> _Task instructions_: Write the entries out again exactly as they stand, but without the pictures.

> _The data_:
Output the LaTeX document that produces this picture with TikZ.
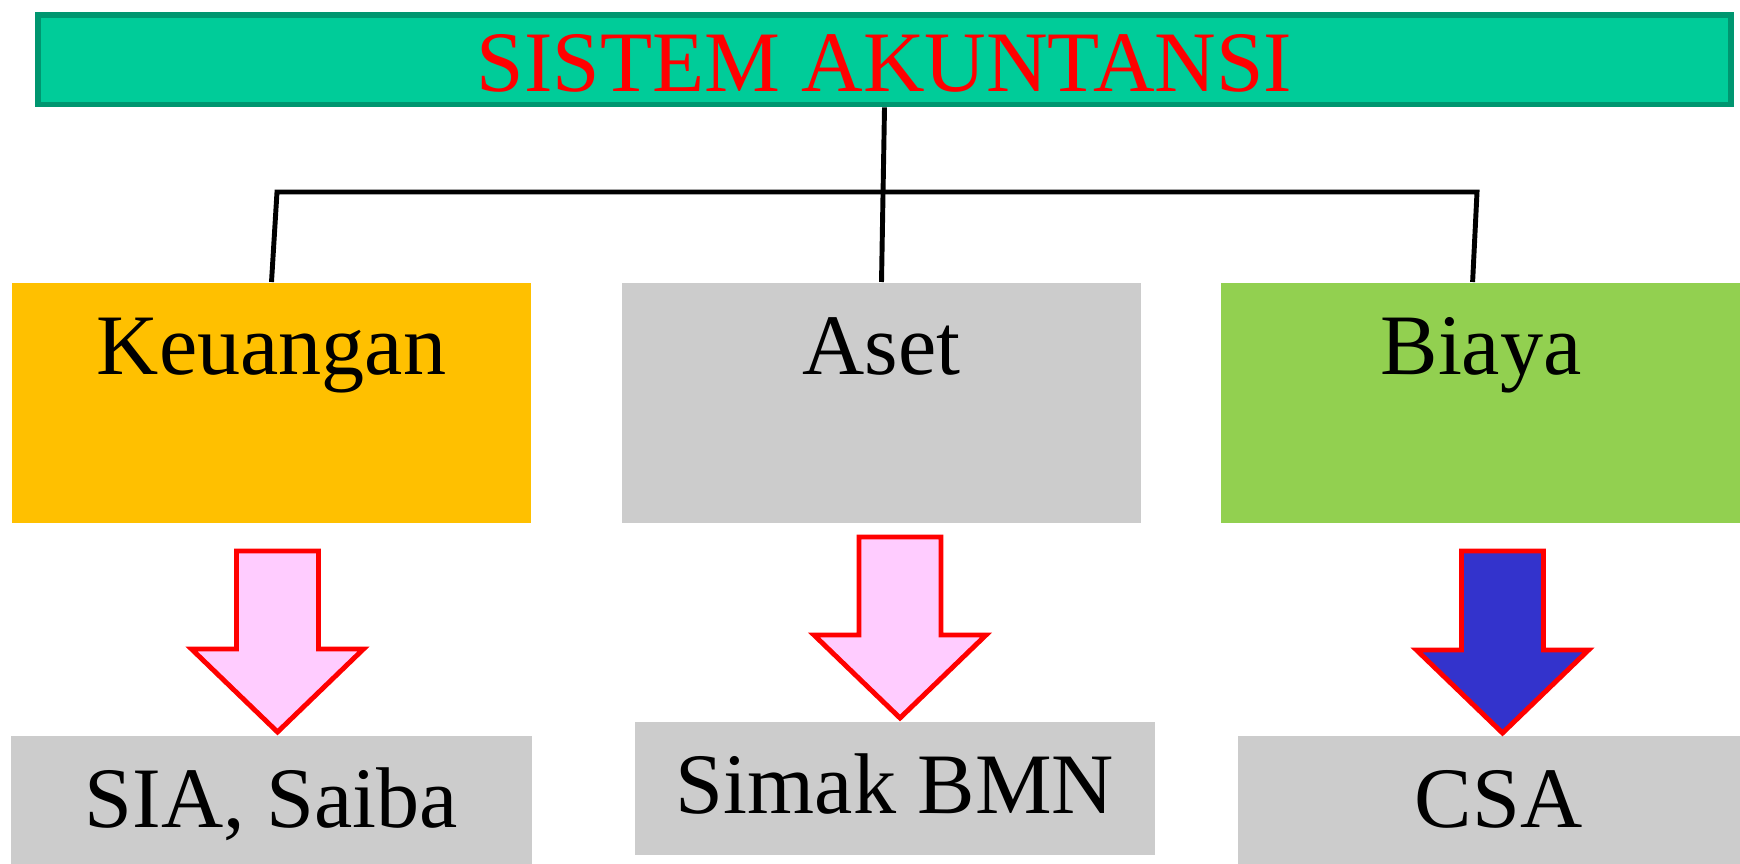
\documentclass[tikz,border=0pt]{standalone}
\usepackage{fontspec}
\setmainfont{Liberation Serif}
\usetikzlibrary{positioning, calc}

\definecolor{titlefill}{HTML}{00CC99}
\definecolor{titleline}{HTML}{009670}
\definecolor{keufill}{HTML}{FFC000}
\definecolor{grayfill}{HTML}{CCCCCC}
\definecolor{biayafill}{HTML}{92D050}
\definecolor{arrowpink}{HTML}{FFCCFF}
\definecolor{arrowblue}{HTML}{3333CC}

\begin{document}
\begin{tikzpicture}[
    x=0.01cm, y=-0.01cm,
    every node/.style={inner sep=0pt, font=\fontsize{24.5}{29}\selectfont},
    topbox/.style={rectangle, anchor=north, minimum width=5.19cm, text height=0.92cm, text depth=1.48cm},
    subbox/.style={rectangle, anchor=north, fill=grayfill, minimum width=5.2cm, text height=0.92cm, text depth=0.41cm},
    link/.style={line width=1.4pt},
    blockarrow/.style={draw=red, line width=1.4pt}
]
    \useasboundingbox (0,0) rectangle (1740,864);

    % Title bar
    \node[draw=titleline, line width=1.6pt, fill=titlefill, text=red, anchor=north,
          minimum width=16.924cm, text height=0.76cm, text depth=0.134cm]
        (title) at (884.5,12.3) {\scalebox{0.99}[1]{SISTEM AKUNTANSI}};

    % Three parts of the system
    \node[topbox, fill=keufill] (keu) at (271.5,282) {Keuangan};
    \node[topbox, fill=grayfill] (aset) at (881.5,282) {Aset};
    \node[topbox, fill=biayafill] (biaya) at (1481,282) {Biaya};

    % Applications used
    \node[subbox] (sia) at (271.5,735) {SIA, Saiba};
    \node[subbox] (simak) at (895,721) {Simak BMN};
    \node[subbox, minimum width=5.21cm] (csa) at (1498.5,735) {CSA};

    % Tree lines
    \coordinate (barL) at (277,192);
    \coordinate (barR) at (1477,192);
    \draw[link] (title.south) -- (aset.north);
    \draw[link] (keu.north) -- (barL) -- (barR) -- ([xshift=-0.084cm]biaya.north);

    % Block arrows down to the applications
    \foreach \arrx/\arry/\arrtip/\arrcol in {277.5/551/732/arrowpink, 900/537/718/arrowpink, 1502.5/551/733/arrowblue}
        \draw[blockarrow, fill=\arrcol] (\arrx-41,\arry) -- (\arrx+41,\arry) -- (\arrx+41,\arrtip-83)
            -- (\arrx+86,\arrtip-83) -- (\arrx,\arrtip) -- (\arrx-86,\arrtip-83) -- (\arrx-41,\arrtip-83) -- cycle;
\end{tikzpicture}
\end{document}
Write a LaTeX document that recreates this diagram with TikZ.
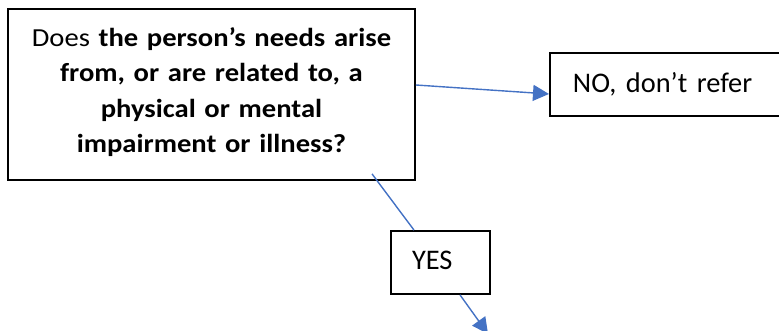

> _Completed task_:
Output the LaTeX document that produces this picture with TikZ.
\documentclass[tikz,border=0pt]{standalone}
\usepackage{fontspec}
\setmainfont{Liberation Serif}
\usetikzlibrary{positioning, calc}

\definecolor{titlefill}{HTML}{00CC99}
\definecolor{titleline}{HTML}{009670}
\definecolor{keufill}{HTML}{FFC000}
\definecolor{grayfill}{HTML}{CCCCCC}
\definecolor{biayafill}{HTML}{92D050}
\definecolor{arrowpink}{HTML}{FFCCFF}
\definecolor{arrowblue}{HTML}{3333CC}

\begin{document}
\begin{tikzpicture}[
    x=0.01cm, y=-0.01cm,
    every node/.style={inner sep=0pt, font=\fontsize{24.5}{29}\selectfont},
    topbox/.style={rectangle, anchor=north, minimum width=5.19cm, text height=0.92cm, text depth=1.48cm},
    subbox/.style={rectangle, anchor=north, fill=grayfill, minimum width=5.2cm, text height=0.92cm, text depth=0.41cm},
    link/.style={line width=1.4pt},
    blockarrow/.style={draw=red, line width=1.4pt}
]
    \useasboundingbox (0,0) rectangle (1740,864);

    % Title bar
    \node[draw=titleline, line width=1.6pt, fill=titlefill, text=red, anchor=north,
          minimum width=16.924cm, text height=0.76cm, text depth=0.134cm]
        (title) at (884.5,12.3) {\scalebox{0.99}[1]{SISTEM AKUNTANSI}};

    % Three parts of the system
    \node[topbox, fill=keufill] (keu) at (271.5,282) {Keuangan};
    \node[topbox, fill=grayfill] (aset) at (881.5,282) {Aset};
    \node[topbox, fill=biayafill] (biaya) at (1481,282) {Biaya};

    % Applications used
    \node[subbox] (sia) at (271.5,735) {SIA, Saiba};
    \node[subbox] (simak) at (895,721) {Simak BMN};
    \node[subbox, minimum width=5.21cm] (csa) at (1498.5,735) {CSA};

    % Tree lines
    \coordinate (barL) at (277,192);
    \coordinate (barR) at (1477,192);
    \draw[link] (title.south) -- (aset.north);
    \draw[link] (keu.north) -- (barL) -- (barR) -- ([xshift=-0.084cm]biaya.north);

    % Block arrows down to the applications
    \foreach \arrx/\arry/\arrtip/\arrcol in {277.5/551/732/arrowpink, 900/537/718/arrowpink, 1502.5/551/733/arrowblue}
        \draw[blockarrow, fill=\arrcol] (\arrx-41,\arry) -- (\arrx+41,\arry) -- (\arrx+41,\arrtip-83)
            -- (\arrx+86,\arrtip-83) -- (\arrx,\arrtip) -- (\arrx-86,\arrtip-83) -- (\arrx-41,\arrtip-83) -- cycle;
\end{tikzpicture}
\end{document}
Write a LaTeX document that recreates this diagram with TikZ.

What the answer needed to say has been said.